Daly had borrowed the mobiles in both the scout car and the bomb car. He held on to those phones until the day after the bombing. Had the detectives been through the doors of Daly’s house within the first few days of the bombing, they might well have found vital evidence: phone numbers, written messages or clothing linked to the vehicles used.

It did not happen. If GCHQ was still listening, the detectives never received this vital information. Why not?

The route by which intelligence is passed to detectives investigating crime is through Special Branch. One well-placed source is categorical that the GCHQ intercepts were with Special Branch “within five to six hours” of the bombing. There was also an assessment of the identities of those who had been using the phones.

But the then head of Special Branch has insisted that he had no knowledge of the GCHQ intercepts until he was telephoned three to four days after the bomb by the officer who commissioned them. That officer had chased up GCHQ and asked them: “What happened? Why am I only getting this now?” He says GCHQ’s answer was: “‘We missed it.’”

The blunt truth is, none of the accounts about who got what and when tally.

The then head of Special Branch had insisted that the senior investigating officer be given “the hot verbal” immediately, and Special Branch sources say this was done 24 hours later. However, the CID log records no substantive briefing until three weeks later. All the detective received were some names. Special Branch sources say this was “sanitised” by GCHQ, not them.

The detectives were left to work out that the bombers had used mobiles for themselves. For months they trawled through phone records – 6.4 million of them – trying to identify the mobiles used. Eventually, this “cell site” analysis showed 22 suspects’ phones active in Omagh and four other bombings linked to it. Although this was evidence that pointed to the fact that the mobiles had been in Omagh when the bomb was planted, prosecutors needed proof of who had been using them to bring murder charges.

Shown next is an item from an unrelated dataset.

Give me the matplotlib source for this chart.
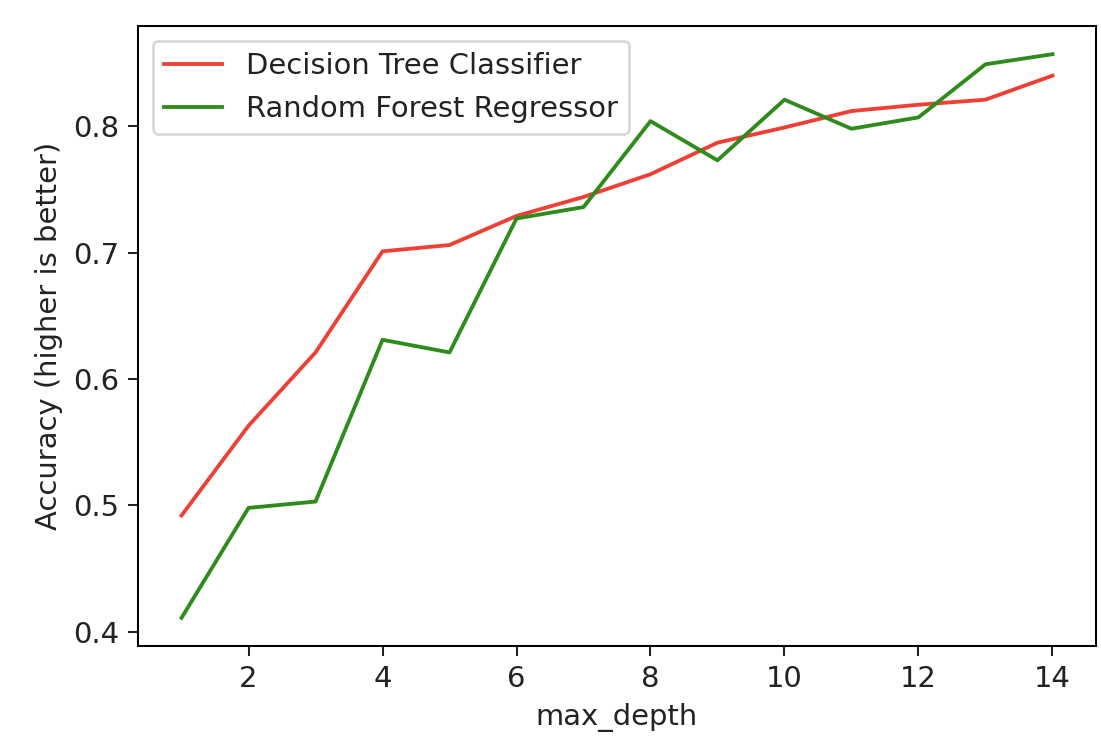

GCHQ had this in the form of voice recordings. But the detectives were not given them, or even informed that they existed. Off the record, ex-Special Branch sources say they were heavily restricted by GCHQ in what they could disclose to the detectives. When I asked the Police Service of Nothern Ireland (PSNI) if this was correct, I was told that no one from the PSNI could discuss “specific questions about intelligence issues because to do so would be a breach of the law and PSNI policy”.

GCHQ’s recordings could not, of course, be used in court: British law rules all such evidence inadmissable. But there was no law to stop the GCHQ material from being shared with the detectives as they laboured month after month to try to identity the mobiles used – some of those mobiles whose numbers, owners and users were known all along to GCHQ, MI5 and presumably Special Branch.

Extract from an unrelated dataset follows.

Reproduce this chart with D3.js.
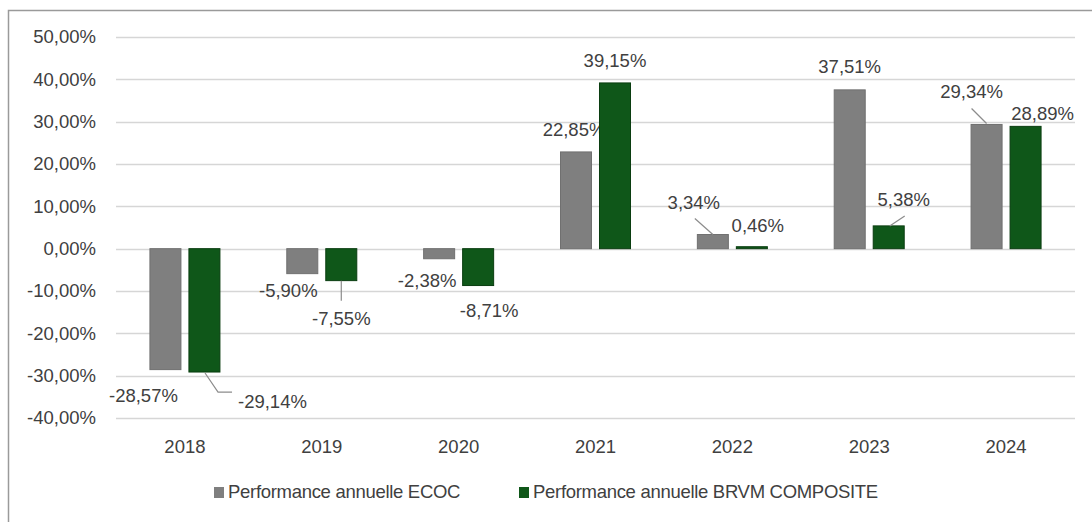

By the time detectives had completed their own laborious analysis, it was June 1999. Nine months had passed since the bombing and the trail was going cold.

It is difficult to believe GCHQ did not gain a lot more useful material after Omagh. After the bombing, as former assistant commissioner White put it to me, “the blame game would have been going on [among the bombers]: ‘Did you put the car in the right place? Was the right message passed over?’ People would possibly have been discussing alibis and asking: ‘Who is the weak link in the chain here? Who, if they are arrested, is likely to break?’.”

GCHQ cannot have stopped listening to the Omagh mobiles or mapping the matrix of co-conspirators those mobiles were talking to. But once again, nothing that they had garnered has been shared with the detectives.

Why this blanket secrecy? That remains the most perplexing question. It has been suggested to me by senior police sources that the intelligence services decided that it was more important to ensure that the details of GCHQ’s technology and methodology were kept secret than to risk the possibility that they might be compromised by sharing some of their fruits with detectives investigating the Omagh bomb.

Many will find that answer unsatisfactory. Twenty-nine people and two unborn babies were murdered by the Omagh bomb. What is intelligence for if it is not to help put the perpetrators of such an outrage behind bars?

The Government has refused to discuss any aspect of this matter with me. Secrecy still runs through the bones of Sir Joe Pilling, permanent secretary at the Northern Ireland Office when the Omagh massacre took place. When I asked Sir Joe if the GCHQ intercepts “rang any bells”, he responded: “I could say I’m not commenting, and then you’d think it might have rung bells,” he answered. “So I’m not inclined to say whether it rings bells or not. I like to be helpful but in the area you are in, I can stick to the proprieties easily. I’m not playing. Sorry.”

But the truth about what GCHQ did or did not know about the Omagh bombers is no game – least of all to the relatives and mutilated survivors. Sir Joe’s answer reminds us that there are times when Britain can still seem a quite preposterous country.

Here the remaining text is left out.